(Sept. 2) California could have its first marketable crop of gold kiwifruit this season as growers have adjusted growing practices to suit the new variety.

“This season could be a good one since the gold kiwi liked the heavy spring rains -- as long as the 105-degree weather (in July) does not affect them,” said Doug Phillips, president of Phillips Farms Marketing, Visalia, Calif.

California growers started grafting and planting gold kiwi about five years ago. Phillips grafted the gold variety in 2001 and planted more in 2004.

“There are a lot of cultural practices we had to learn, and the gold kiwis aren’t as tolerant (to heat) as the hayward,” Phillips said.

Karen Brux, North American general manager of Zespri International Ltd., Auckland, New Zealand, said Zespri will sell California-grown gold kiwifruit domestically this fall.

The variety will be harvested in early October, Brux said.


Finding the right ground for the gold kiwi has been difficult.

“It hasn’t done so well in California. There wasn’t any research on growing it here (when they were planted),” said Barbara Windmiller, assistant manager for the California Kiwifruit Commission, Sacramento.

An example of adjustments that growers make is Phillips Farms’ installation of additional foggers in his gold kiwi vineyards.

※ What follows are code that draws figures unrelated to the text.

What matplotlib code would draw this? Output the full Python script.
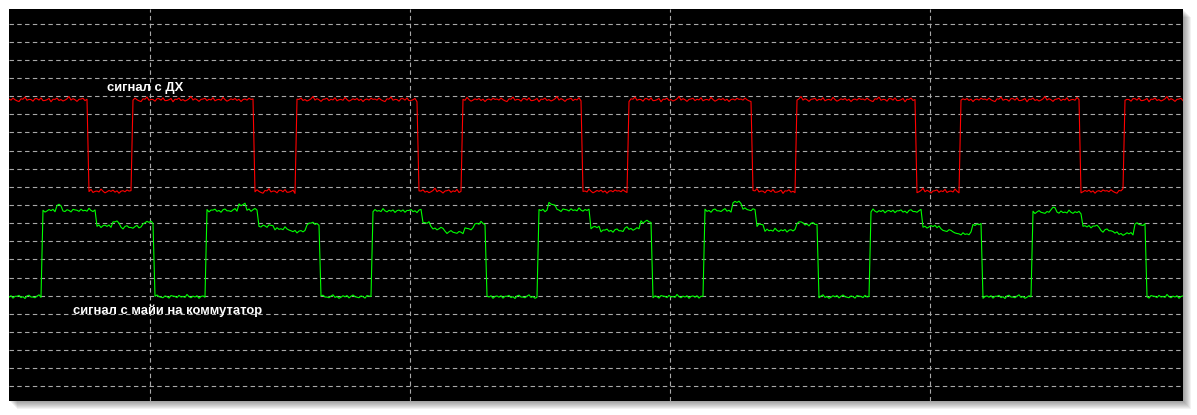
import numpy as np
import matplotlib
matplotlib.use('Agg')
import matplotlib.pyplot as plt
from matplotlib.patches import Rectangle
from matplotlib.ticker import MultipleLocator

# time in samples, 0 = first vertical grid line, one division = 260 samples
t_start, t_end = -141, 1033

# red trace (signal from the hall sensor): switch times and the level after each
red_edges = [-61, -18, 104, 147, 268, 313, 433, 479, 602, 647, 767, 811, 931, 974]
red_levels = [15.8, 10.75, 15.8, 10.75, 15.8, 10.75, 15.8, 10.75, 15.8,
              10.75, 15.8, 10.75, 15.8, 10.75, 15.8]

# green trace (signal to the switch)
green_edges = [-107, -93, -88, -54, -37, -30, -7, 5,
               57, 89, 96, 108, 125, 140, 156, 170,
               222, 273, 280, 295, 315, 325, 336,
               388, 398, 406, 440, 450, 475, 490, 502,
               554, 583, 592, 606, 615, 647, 653, 669,
               721, 773, 790, 805, 822, 833,
               883, 900, 907, 932, 950, 965, 985, 996]
green_levels = [4.95,
                9.7, 9.95, 9.7, 8.85, 9.05, 8.78, 9.05, 4.95,
                9.7, 10.05, 9.72, 8.85, 8.68, 8.55, 8.98, 4.95,
                9.68, 9.05, 8.72, 8.5, 8.68, 8.98, 4.95,
                9.7, 10.05, 9.72, 8.78, 8.6, 8.7, 9.07, 4.95,
                9.7, 10.15, 9.75, 8.9, 8.6, 9.05, 8.95, 4.95,
                9.66, 8.82, 8.6, 8.4, 8.93, 4.95,
                9.6, 9.82, 9.6, 8.82, 8.6, 8.42, 8.93, 4.95]

# small ripple
red_ripple = [0.04, -0.02, 0.09, 0.0, -0.06, -0.1, 0.05, 0.03, 0.15, -0.03, 0.02,
              0.01, -0.08, 0.06, 0.06, -0.02, 0.1, -0.05, -0.04, 0.0, 0.07, -0.11,
              0.03, 0.02, 0.09, -0.04, 0.01, -0.07, -0.02, 0.05, 0.18, -0.02, 0.06,
              0.0, -0.09, 0.02, 0.04, 0.08, -0.05, 0.03, -0.01, 0.11, -0.06, 0.0,
              0.02, -0.03, 0.13, 0.01, -0.08, -0.02, 0.05, 0.0, 0.07, -0.04, 0.03,
              -0.1, 0.01, 0.04, -0.02, 0.08, 0.02]
green_ripple = [-0.03, 0.05, -0.08, 0.02, 0.02, 0.07, -0.05, 0.0, -0.1, 0.04, 0.08,
                -0.02, -0.02, -0.06, 0.03, 0.1, -0.04, 0.01, -0.09, -0.03, 0.05,
                -0.01, 0.06, -0.07, 0.02, 0.09, 0.0, -0.03, -0.06, 0.04, 0.0, -0.08,
                0.06, 0.03, 0.01, -0.05, 0.07, -0.02, 0.01, -0.04, 0.12, 0.0, -0.06,
                0.03, -0.02, 0.05, -0.09, 0.01, 0.04]

label_red = "сигнал с ДХ"
label_green = "сигнал с майи на коммутатор"


def trace(edges, levels, ripple, t):
    idx = np.searchsorted(edges, t, side='right')
    base = np.asarray(levels)[idx]
    rip = np.resize(np.asarray(ripple), len(t))
    return base + rip


t = np.arange(t_start, t_end + 1, 2)
y_red = trace(red_edges, red_levels, red_ripple, t)
y_green = trace(green_edges, green_levels, green_ripple, t)

W, H = 1197, 415
fig = plt.figure(figsize=(W / 100, H / 100), dpi=100)
fig.patch.set_facecolor('white')

# soft drop shadow behind the screen
x0, y0, x1, y1 = 9, 9, 1183, 401
for i in range(1, 9):
    fig.patches.append(Rectangle(((x0 + i) / W, (H - y1 - i) / H),
                                 (x1 - x0) / W, (y1 - y0) / H,
                                 transform=fig.transFigure, facecolor='black',
                                 edgecolor='none', alpha=0.05, zorder=0))

ax = fig.add_axes([x0 / W, (H - y1) / H, (x1 - x0) / W, (y1 - y0) / H])
ax.set_facecolor('black')
ax.set_zorder(1)

ax.plot(t, y_red, color='#ff0000', lw=0.8)
ax.plot(t, y_green, color='#00ff00', lw=0.8)

ax.set_xlim(t_start, t_end)
ax.set_ylim(-0.8, 20.8)
ax.xaxis.set_major_locator(MultipleLocator(260))
ax.yaxis.set_major_locator(MultipleLocator(1))
ax.grid(True, color='#a8a8a8', linestyle=(0, (4, 3)), linewidth=0.8)
ax.set_axisbelow(True)
ax.tick_params(length=0, labelbottom=False, labelleft=False)
for s in ax.spines.values():
    s.set_visible(False)

ax.text(-43, 16.45, label_red, color='white', fontsize=9.4, fontweight='bold',
        family='Liberation Sans', va='center', ha='left')
ax.text(-77, 4.15, label_green, color='white', fontsize=9.4, fontweight='bold',
        family='Liberation Sans', va='center', ha='left')

fig.savefig('out.png', dpi=100, facecolor='white')
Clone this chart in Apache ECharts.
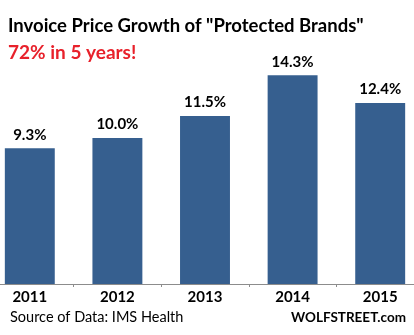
<!DOCTYPE html>
<html><head><meta charset="utf-8">
<script src="https://cdn.jsdelivr.net/npm/echarts@6/dist/echarts.min.js"></script>
<style>html,body{margin:0;padding:0;background:#fff;overflow:hidden;width:414px;height:335px}#c{position:absolute;left:-14px;top:0;width:438px;height:335px}</style>
</head><body><div id="c"></div>
<script>
const categories = ['2011','2012','2013','2014','2015'];
const growth = [9.3, 10.0, 11.5, 14.3, 12.4];
const titleText = 'Invoice Price Growth of "Protected Brands"';
const subtitleText = '72% in 5 years!';
const sourceText = 'Source of Data: IMS Health';
const brandText = 'WOLFSTREET.com';

const chart = echarts.init(document.getElementById('c'), null, {renderer:'canvas'});
const F = 'Lato, "Open Sans", sans-serif';
chart.setOption({
  animation:false,
  backgroundColor:'#fff',
  title:[
    {text:titleText, left:17, top:12, textStyle:{fontFamily:F, fontWeight:'bold', fontSize:18.5, color:'#000'}},
    {text:subtitleText, left:17, top:38, textStyle:{fontFamily:F, fontWeight:'bold', fontSize:19, color:'#e8212b'}},
    {text:sourceText, left:19, top:305, textStyle:{fontFamily:F, fontWeight:'normal', fontSize:14.5, color:'#000'}},
    {text:brandText, right:13, top:306, textStyle:{fontFamily:F, fontWeight:'bold', fontSize:13.5, color:'#000'}}
  ],
  grid:{left:0, right:0, top:50.4, bottom:51, containLabel:false},
  xAxis:{type:'category', data:categories,
    axisLine:{lineStyle:{color:'#8c8c8c', width:1}},
    axisTick:{show:true, length:3, lineStyle:{color:'#8c8c8c'}},
    axisLabel:{fontFamily:F, fontWeight:'bold', fontSize:15, color:'#000', margin:6}
  },
  yAxis:{type:'value', min:0, max:16, show:false, splitLine:{show:false}},
  series:[{type:'bar', data:growth, barWidth:'57%',
    itemStyle:{color:'#365f8f'},
    label:{show:true, position:'top', distance:6, formatter:p=>p.value.toFixed(1)+'%',
      fontFamily:F, fontWeight:'bold', fontSize:15, color:'#000'}
  }]
});
</script></body></html>
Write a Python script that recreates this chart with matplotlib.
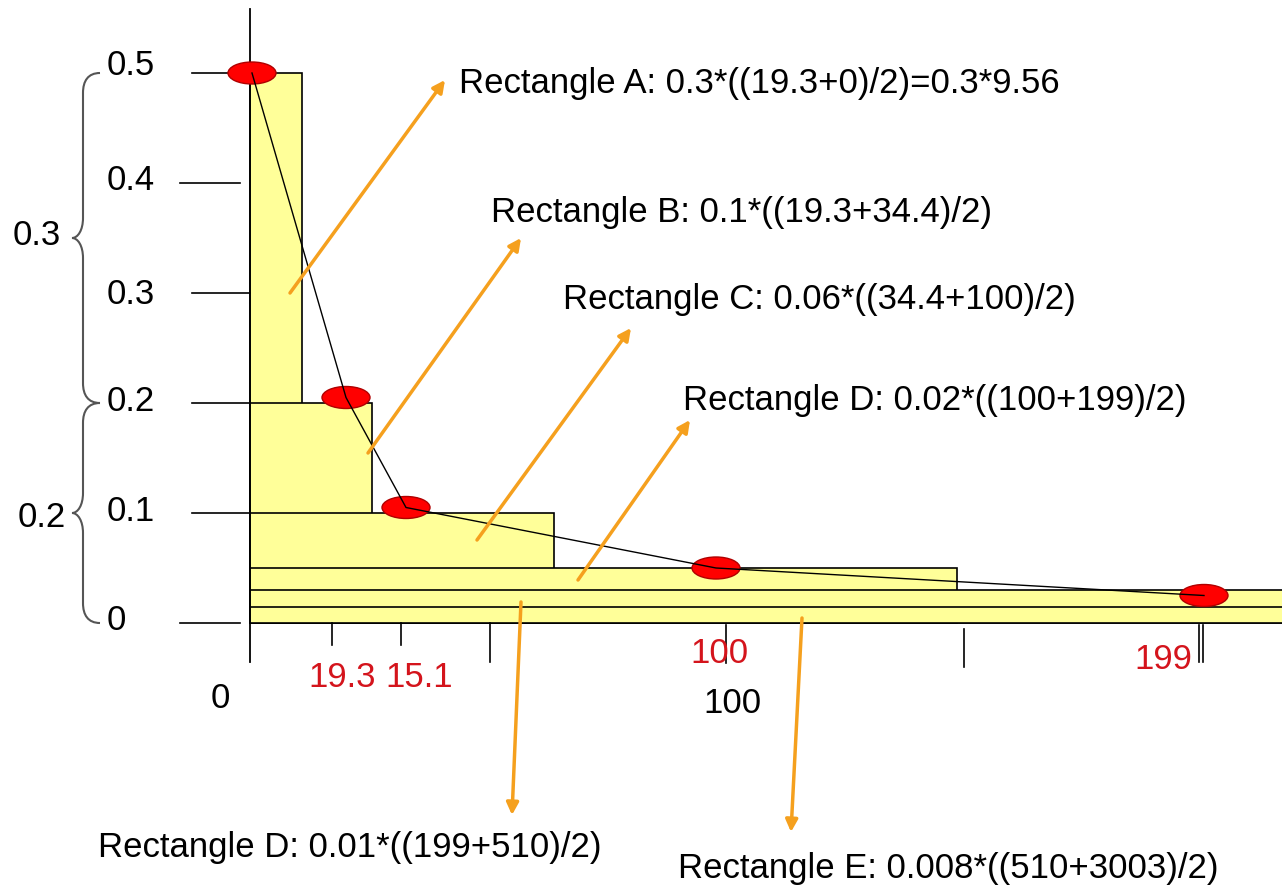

The foggers shoot mist up, cooling the air and raising the humidity levels, two things the variety likes, he said.

Production continues to grow, industry members say.

California is increasing every year in gold kiwi production, said Chris Kragie, sales manager for Western Fresh Marketing, Madera, Calif.

“This year is expected to the telltale year for the gold variety,” Windmiller said.


Phillips said the most difficult problem with the gold variety is getting a uniform yellow-flesh color. Warmer Central Valley temperatures make it difficult to achieve this.

But there may be a solution.

Equipment is being used in New Zealand to detect the flesh color inside kiwis, Phillips said, using near infrared technology. The technology is used in Washington to sort apples, he said.

Phillips is working to gain access to the equipment this season.

“This would allow fruit to be sorted based on internal color. Fruit that is pale yellow or green can be conditioned,” Phillips said. “In the case of the kiwi, this is perfect technology.”